It was Francis Bacon who wrote of three forms of lies in his essay “Of Simulation and Dissimulation”, which you can read in full here: http://www.authorama.com/essays-of-francis-bacon-7.html
Bacon told of three forms of lying. Secrecy, which is the hiding of the truth, is the least of them. Dissimulation, which is the art of misdirection without overtly lying is the second. Finally you have simulation, which is the overt telling of porky pies.
In the Catholic church we have a whole sub-classification system for excusing lies. They can be good lies, which we sometimes call “white lies”. These are told to save someone from harm or to avoid causing them pain. It is the automatic response to the question “does my bum look big in this?” (For reference the answer to western white women is “You look great” and to Afro/Caribbean women the answer is I believe “Hell yeah!”)
Then we have venal lies, which are bad, but can be easily absolved with a standard confession.
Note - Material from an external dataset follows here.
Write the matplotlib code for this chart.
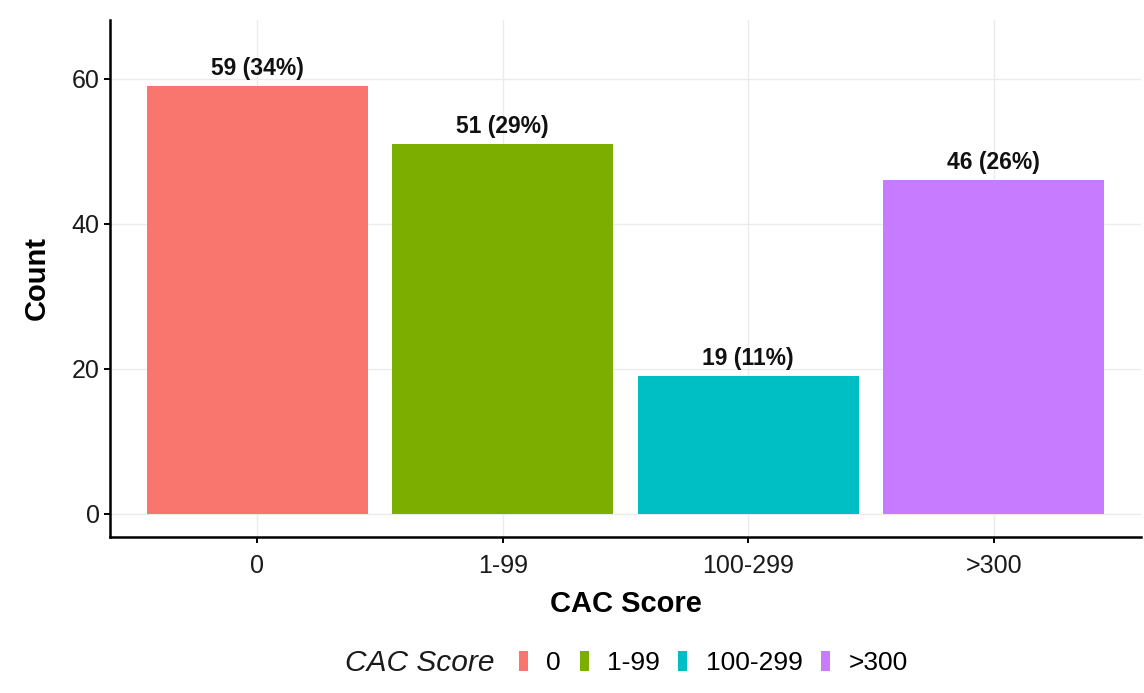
import matplotlib
matplotlib.use("Agg")
import matplotlib.pyplot as plt
from matplotlib.patches import Patch

categories = ["0", "1-99", "100-299", ">300"]
counts = [59, 51, 19, 46]
bar_labels = ["59 (34%)", "51 (29%)", "19 (11%)", "46 (26%)"]
colors = ["#F8766D", "#7CAE00", "#00BFC4", "#C77CFF"]
yticks = [0, 20, 40, 60]

plt.rcParams['font.family'] = ['Liberation Sans', 'DejaVu Sans']

fig = plt.figure(figsize=(11.44, 6.93), dpi=100)
ax = fig.add_axes([110/1144, 1-537/693, (1141-110)/1144, (537-20)/693])

x = list(range(len(categories)))
ax.bar(x, counts, width=0.9, color=colors, zorder=2)
for xi, c, lab in zip(x, counts, bar_labels):
    ax.annotate(lab, (xi, c), xytext=(0, 4.5), textcoords='offset points',
                ha='center', va='bottom', fontsize=16.5, fontweight='bold', color='#111111')

ax.set_xlim(-0.6, 3.6)
ax.set_ylim(-3.2, 68.1)
ax.set_xticks(x)
ax.set_xticklabels(categories)
ax.set_yticks(yticks)
ax.grid(True, color='#EBEBEB', linewidth=1.0, zorder=0)
ax.set_axisbelow(True)
for s in ['top', 'right']:
    ax.spines[s].set_visible(False)
for s in ['left', 'bottom']:
    ax.spines[s].set_linewidth(1.8)
    ax.spines[s].set_color('black')
ax.tick_params(axis='both', labelsize=18, length=4.5, width=1.4, colors='black', labelcolor='#1a1a1a')
ax.tick_params(axis='x', pad=7.5)
ax.tick_params(axis='y', pad=3)
ax.set_xlabel("CAC Score", fontsize=21, fontweight='bold')
ax.set_ylabel("Count", fontsize=21, fontweight='bold')
ax.xaxis.set_label_coords(0.5, (537-589.5)/517)
ax.yaxis.set_label_coords((51-110)/1031, 0.5)

handles = [Patch(facecolor=c, edgecolor='none') for c in colors]
fig.text(345/1144, 1-663/693, "CAC Score", fontsize=21.5, fontstyle='italic', ha='left', va='center', color='#1a1a1a')
fig.legend(handles, categories, loc='center left', bbox_to_anchor=(519/1144, 1-663/693),
           ncol=4, frameon=False, fontsize=19, handlelength=0.34, handleheight=0.8,
           handletextpad=0.7, columnspacing=0.7, borderpad=0, borderaxespad=0)

fig.savefig("out.png", dpi=100)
Mortal lies are the really terrible ones, that require pilgrimages, sackcloth and ashes.
It is interesting to run through your resumé and to classify the lies you have told. Which ones are secrecy, leaving out salient information that will not get you hired. Which ones are dissimulation, where you “suggest” achievements or seniority that is a stretch of the truth. Which ones are outright lies. Watch the latter, because those are the ones that can trip you up.
So to one of the great liars:
Matilda; by Hillaire Belloc
Who told lies, and was burned to death.
Matilda told such Dreadful Lies,
It made one Gasp and Stretch one’s Eyes;
Her Aunt, who, from her Earliest Youth,
Had kept a Strict Regard for Truth,
Attempted to Believe Matilda:
The effort very nearly killed her,
And would have done so, had not She
Discovered this Infirmity.
For once, towards the Close of Day,
Matilda, growing tired of play,
And finding she was left alone,
Went tiptoe to the Telephone
And summoned the Immediate Aid
Of London’s Noble Fire-Brigade.
Within an hour the Gallant Band
Were pouring in on every hand,
From Putney, Hackney Downs, and Bow.
With Courage high and Hearts a-glow,
They galloped, roaring through the Town,
‘Matilda’s House is Burning Down!’
Inspired by British Cheers and Loud
Proceeding from the Frenzied Crowd,
They ran their ladders through a score
Of windows on the Ball Room Floor;
And took Peculiar Pains to Souse
The Pictures up and down the House,
Until Matilda’s Aunt succeeded
In showing them they were not needed;
And even then she had to pay
To get the Men to go away,
It happened that a few Weeks later
Her Aunt was off to the Theatre
To see that Interesting Play
The Second Mrs. Tanqueray.
She had refused to take her Niece
To hear this Entertaining Piece:
A Deprivation Just and Wise
To Punish her for Telling Lies.
That Night a Fire did break out–
You should have heard Matilda Shout!
You should have heard her Scream and Bawl,
And throw the window up and call
To People passing in the Street–
(The rapidly increasing Heat
Encouraging her to obtain
Their confidnce) — but all in vain!
For every time she shouted ‘Fire!’
They only answered ‘Little Liar!’
And therefore when her Aunt returned,
Matilda, and the House, were Burned.